JQI Edges Up As COVID Recovery Continues

WASHINGTON — The Coalition for a Prosperous America (CPA) today announced that the U.S. Private Sector Job Quality Index (JQI) rose to 80.43 in February, up 0.33%from the previous month, reflecting a rise in high-wage jobs that exceeded the rise in low-wage jobs in the month.

The job count grew significantly in high-quality sectors including construction, professional/business services, and transportation/warehousing/utilities. This was partially offset by growth in low-quality jobs in retail and restaurants.

The Bureau of Labor Statistics reported today that the U.S. added 431,000 workers to payrolls in March, with the unemployment rate declining to 3.6%. The manufacturing sector added 38,000 jobs, to reach 12.66 million employees in March. Manufacturing employment growth was notably strong in transportation equipment, up by 11,000 employees, suggesting that the auto industry may be beginning to recover from the supply chain snafus and shortages.

The JQI report shows that in February, the mean weekly income of all U.S. private sector production and nonsupervisory workers rose 0.89% to $918.72. On an annual basis, that figure is up 7.03% over the February2021 level, showing that total production and nonsupervisory wages just about keeping pace with therate of inflation. However, sectors that lost workers during the pandemic are still offering large wage increases to attract workers. Sectors like Restaurants, Personal Care Services and Traveler Accommodation continue to show double-digit weekly income increases over the year-ago figures.
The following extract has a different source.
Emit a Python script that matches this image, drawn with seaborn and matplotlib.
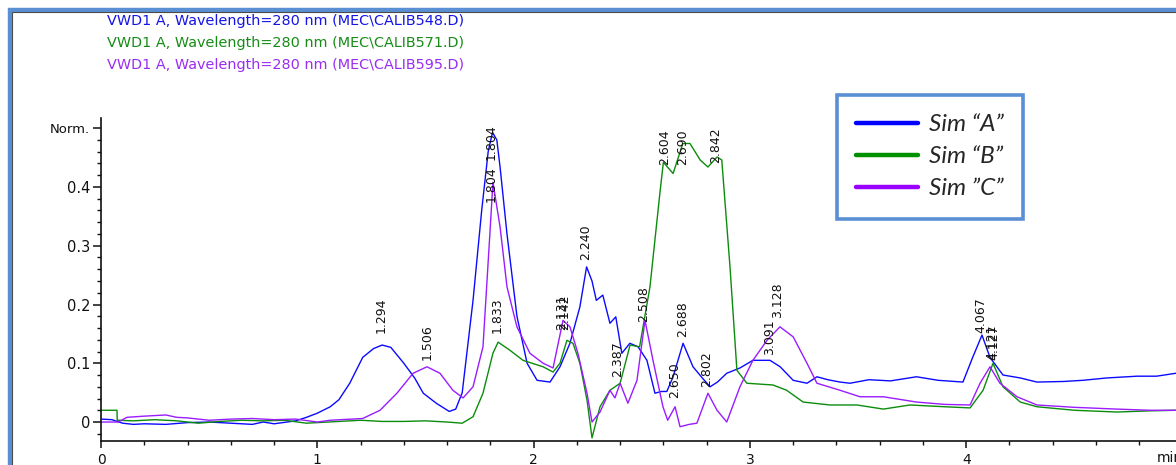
import numpy as np
import pandas as pd
import matplotlib
matplotlib.use("Agg")
import matplotlib.pyplot as plt
import seaborn as sns
from matplotlib.patches import Rectangle
from matplotlib.lines import Line2D
from matplotlib.ticker import MultipleLocator

# ---------------- data ----------------
series_names = ["Sim \u201cA\u201d", "Sim \u201cB\u201d", "Sim \u201dC\u201d"]
header_texts = [
    "VWD1 A, Wavelength=280 nm (MEC\\CALIB548.D)",
    "VWD1 A, Wavelength=280 nm (MEC\\CALIB571.D)",
    "VWD1 A, Wavelength=280 nm (MEC\\CALIB595.D)",
]

time_a = [0, 0.05, 0.1, 0.15, 0.2, 0.3, 0.4, 0.5, 0.6, 0.7,
          0.75, 0.8, 0.9, 0.95, 1.0, 1.06, 1.1, 1.15, 1.21, 1.26,
          1.30, 1.34, 1.40, 1.45, 1.49, 1.55, 1.61, 1.64, 1.67, 1.72,
          1.76, 1.79, 1.81, 1.83, 1.845, 1.877, 1.923, 1.97, 2.016, 2.076,
          2.122, 2.168, 2.214, 2.245, 2.27, 2.29, 2.32, 2.353, 2.38, 2.408,
          2.445, 2.483, 2.524, 2.561, 2.59, 2.616, 2.645, 2.691, 2.737, 2.78,
          2.816, 2.85, 2.893, 2.954, 3.014, 3.093, 3.14, 3.2, 3.264, 3.31,
          3.36, 3.417, 3.463, 3.55, 3.65, 3.77, 3.87, 3.985, 4.03, 4.073,
          4.11, 4.17, 4.25, 4.327, 4.45, 4.54, 4.65, 4.79, 4.88, 4.97]
signal_a = [0.005, 0.004, -0.002, -0.004, -0.003, -0.004, -0.001, 0.0, -0.002, -0.004,
            0.0, -0.003, 0.002, 0.008, 0.015, 0.026, 0.038, 0.066, 0.11, 0.125,
            0.131, 0.127, 0.10, 0.075, 0.049, 0.032, 0.018, 0.022, 0.05, 0.207,
            0.36, 0.46, 0.493, 0.48, 0.434, 0.32, 0.18, 0.10, 0.071, 0.068,
            0.094, 0.134, 0.196, 0.264, 0.24, 0.207, 0.216, 0.168, 0.179, 0.117,
            0.134, 0.128, 0.105, 0.049, 0.052, 0.052, 0.077, 0.134, 0.094, 0.075,
            0.06, 0.068, 0.083, 0.092, 0.105, 0.105, 0.094, 0.071, 0.066, 0.077,
            0.072, 0.068, 0.066, 0.072, 0.07, 0.077, 0.071, 0.068, 0.11, 0.148,
            0.11, 0.08, 0.075, 0.068, 0.069, 0.071, 0.075, 0.078, 0.078, 0.083]

time_b = [0, 0.074, 0.075, 0.15, 0.25, 0.35, 0.45, 0.55, 0.65, 0.75,
          0.85, 0.95, 1.05, 1.2, 1.3, 1.4, 1.5, 1.6, 1.67, 1.72,
          1.766, 1.812, 1.836, 1.891, 1.951, 2.044, 2.09, 2.122, 2.154, 2.182,
          2.214, 2.247, 2.27, 2.307, 2.353, 2.4, 2.446, 2.49, 2.538, 2.584,
          2.6, 2.645, 2.69, 2.723, 2.77, 2.806, 2.848, 2.87, 2.908, 2.94,
          2.986, 3.107, 3.17, 3.246, 3.37, 3.495, 3.617, 3.74, 3.9, 4.018,
          4.078, 4.124, 4.17, 4.25, 4.327, 4.5, 4.697, 4.85, 4.97]
signal_b = [0.02, 0.02, 0.003, 0.002, 0.004, 0.002, -0.002, 0.001, 0.003, 0.002,
            0.003, -0.002, 0.0, 0.003, 0.001, 0.001, 0.002, 0.0, -0.002, 0.009,
            0.049, 0.117, 0.136, 0.122, 0.105, 0.094, 0.085, 0.10, 0.139, 0.134,
            0.10, 0.037, -0.027, 0.026, 0.054, 0.066, 0.131, 0.128, 0.23, 0.39,
            0.442, 0.423, 0.474, 0.474, 0.446, 0.434, 0.451, 0.446, 0.264, 0.088,
            0.066, 0.063, 0.054, 0.034, 0.029, 0.029, 0.022, 0.029, 0.026, 0.024,
            0.054, 0.10, 0.06, 0.034, 0.026, 0.02, 0.017, 0.019, 0.02]

time_c = [0, 0.08, 0.12, 0.2, 0.3, 0.35, 0.4, 0.5, 0.6, 0.7,
          0.8, 0.9, 1.0, 1.059, 1.21, 1.29, 1.368, 1.443, 1.507, 1.567,
          1.627, 1.674, 1.72, 1.766, 1.798, 1.812, 1.845, 1.877, 1.923, 1.983,
          2.044, 2.09, 2.136, 2.168, 2.205, 2.247, 2.27, 2.307, 2.353, 2.376,
          2.4, 2.436, 2.478, 2.515, 2.552, 2.598, 2.62, 2.654, 2.677, 2.72,
          2.755, 2.806, 2.848, 2.893, 2.954, 3.014, 3.079, 3.139, 3.2, 3.264,
          3.31, 3.417, 3.509, 3.617, 3.77, 3.9, 4.018, 4.064, 4.11, 4.156,
          4.235, 4.327, 4.5, 4.697, 4.85, 4.97]
signal_c = [0.0, 0.0, 0.008, 0.01, 0.012, 0.008, 0.007, 0.003, 0.005, 0.006,
            0.004, 0.005, 0.0, 0.003, 0.006, 0.02, 0.049, 0.083, 0.094, 0.083,
            0.054, 0.041, 0.06, 0.128, 0.321, 0.408, 0.332, 0.23, 0.162, 0.117,
            0.10, 0.092, 0.173, 0.162, 0.117, 0.049, 0.0, 0.017, 0.054, 0.041,
            0.066, 0.032, 0.071, 0.173, 0.105, 0.026, 0.003, 0.026, -0.008, -0.004,
            -0.002, 0.049, 0.02, 0.0, 0.06, 0.105, 0.139, 0.162, 0.145, 0.10,
            0.066, 0.054, 0.043, 0.043, 0.034, 0.03, 0.029, 0.066, 0.094, 0.066,
            0.043, 0.029, 0.025, 0.022, 0.02, 0.02]

peak_times = [1.294, 1.506, 1.804, 1.804, 1.833, 2.131, 2.142, 2.240, 2.387, 2.508,
              2.604, 2.690, 2.842, 2.650, 2.688, 2.802, 3.091, 3.128, 4.067, 4.121, 4.127]
peak_texts = ["1.294", "1.506", "1.804", "1.804", "1.833", "2.131", "2.142", "2.240", "2.387", "2.508",
              "2.604", "2.690", "2.842", "2.650", "2.688", "2.802", "3.091", "3.128", "4.067", "4.121", "4.127"]
peak_label_base = [0.151, 0.105, 0.374, 0.446, 0.151, 0.157, 0.157, 0.276, 0.077, 0.170,
                   0.437, 0.437, 0.441, 0.041, 0.145, 0.060, 0.114, 0.177, 0.151, 0.106, 0.106]

x_ticks = [0, 1, 2, 3, 4]
y_ticks = [0, 0.1, 0.2, 0.3, 0.4, 0.5]
y_tick_labels = ["0", "0.1", "0.2", "0.3", "0.4", "Norm."]

# ---------------- build table ----------------
df = pd.concat([
    pd.DataFrame({"time": time_a, "signal": signal_a, "series": series_names[0]}),
    pd.DataFrame({"time": time_b, "signal": signal_b, "series": series_names[1]}),
    pd.DataFrame({"time": time_c, "signal": signal_c, "series": series_names[2]}),
], ignore_index=True)

colors = ["#0a0aff", "#0c8c0c", "#9a1cff"]
palette = dict(zip(series_names, colors))

sns.set_theme(style="white")
plt.rcParams["font.family"] = ["DejaVu Sans"]

W, H = 1176, 465
fig = plt.figure(figsize=(W / 100, H / 100), dpi=100)
ax = fig.add_axes([101 / W, 24 / H, (W - 101) / W, 323 / H])

sns.lineplot(data=df, x="time", y="signal", hue="series", palette=palette,
             estimator=None, sort=False, linewidth=1.0, legend=False, ax=ax)

ax.set_xlim(0, 4.97)
ax.set_ylim(-0.0323, 0.5174)
ax.set_xlabel("")
ax.set_ylabel("")
for s in ["top", "right"]:
    ax.spines[s].set_visible(False)
for s in ["left", "bottom"]:
    ax.spines[s].set_color("#111111")
    ax.spines[s].set_linewidth(1.2)

ax.set_xticks(x_ticks)
ax.set_xticklabels([str(v) for v in x_ticks])
ax.xaxis.set_minor_locator(MultipleLocator(0.2))
ax.set_yticks(y_ticks)
ax.set_yticklabels(y_tick_labels)
ax.yaxis.set_minor_locator(MultipleLocator(0.02))
ax.tick_params(axis="x", which="major", direction="out", length=5, width=1.1,
               color="#111111", labelsize=10, pad=3.5, bottom=True, labelcolor="#111111")
ax.tick_params(axis="x", which="minor", direction="out", length=2.8, width=1.0,
               color="#111111", bottom=True)
ax.tick_params(axis="y", which="major", direction="out", length=5.8, width=1.1,
               color="#111111", labelsize=10.5, pad=2, left=True, labelcolor="#111111")
ax.tick_params(axis="y", which="minor", direction="out", length=2.8, width=1.0,
               color="#111111", left=True)
ax.get_yticklabels()[-1].set_fontsize(9.5)

# peak labels
for t, txt, yb in zip(peak_times, peak_texts, peak_label_base):
    ax.text(t, yb, txt, rotation=90, ha="center", va="bottom", fontsize=9, color="#111111")

# x-axis unit (cut at the edge as in the original)
fig.text(1157 / W, 1 - 451 / H, "min", ha="left", va="top", fontsize=10, color="#111111")

# header lines
for i, (txt, c) in enumerate(zip(header_texts, ["#1414e6", "#168c16", "#9a2cf0"])):
    fig.text(107 / W, 1 - (21 + 22 * i) / H, txt, ha="left", va="center",
             fontsize=10.4, color=c)

# legend
handles = [Line2D([], [], color=c, lw=3.2) for c in ["#0000ff", "#009000", "#9900ff"]]
leg = ax.legend(handles, series_names, loc="upper left",
                bbox_to_anchor=(837 / W, 1 - 95 / H), bbox_transform=fig.transFigure,
                prop={"family": "Lato", "style": "italic", "size": 17.5},
                frameon=True, fancybox=False, framealpha=1, edgecolor="#5b8fd4",
                borderpad=0.8, handlelength=2.55, handletextpad=0.42,
                labelspacing=0.45, borderaxespad=0)
leg.get_frame().set_linewidth(2.6)

# outer frame of the screenshot
fig.add_artist(Rectangle((9.5 / W, -0.5), 2, 1.5 - 10 / H, transform=fig.transFigure,
                         fill=False, edgecolor="#5b8fd4", lw=3.2))
fig.add_artist(Rectangle((11.5 / W, -0.5), 2, 1.5 - 12 / H, transform=fig.transFigure,
                         fill=False, edgecolor="#4a4a4a", lw=0.8))

fig.savefig("out.png", dpi=100)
“The Job Quality Index continues to show that low-quality jobs dominate the U.S. economy, accounting for over 55% of the total of production and nonsupervisory jobs,” said CPA chief economist Jeff Ferry. “As the service sector continues to grow in the coming months, I expect job quality to decline further.”

The Job Quality Index measures job quality for U.S. production and non-supervisory workers by comparing workers’ weekly wages to the mean weekly wage for all non-supervisory workers. Those jobs above the mean are classified as high-quality and those below the mean are low-quality.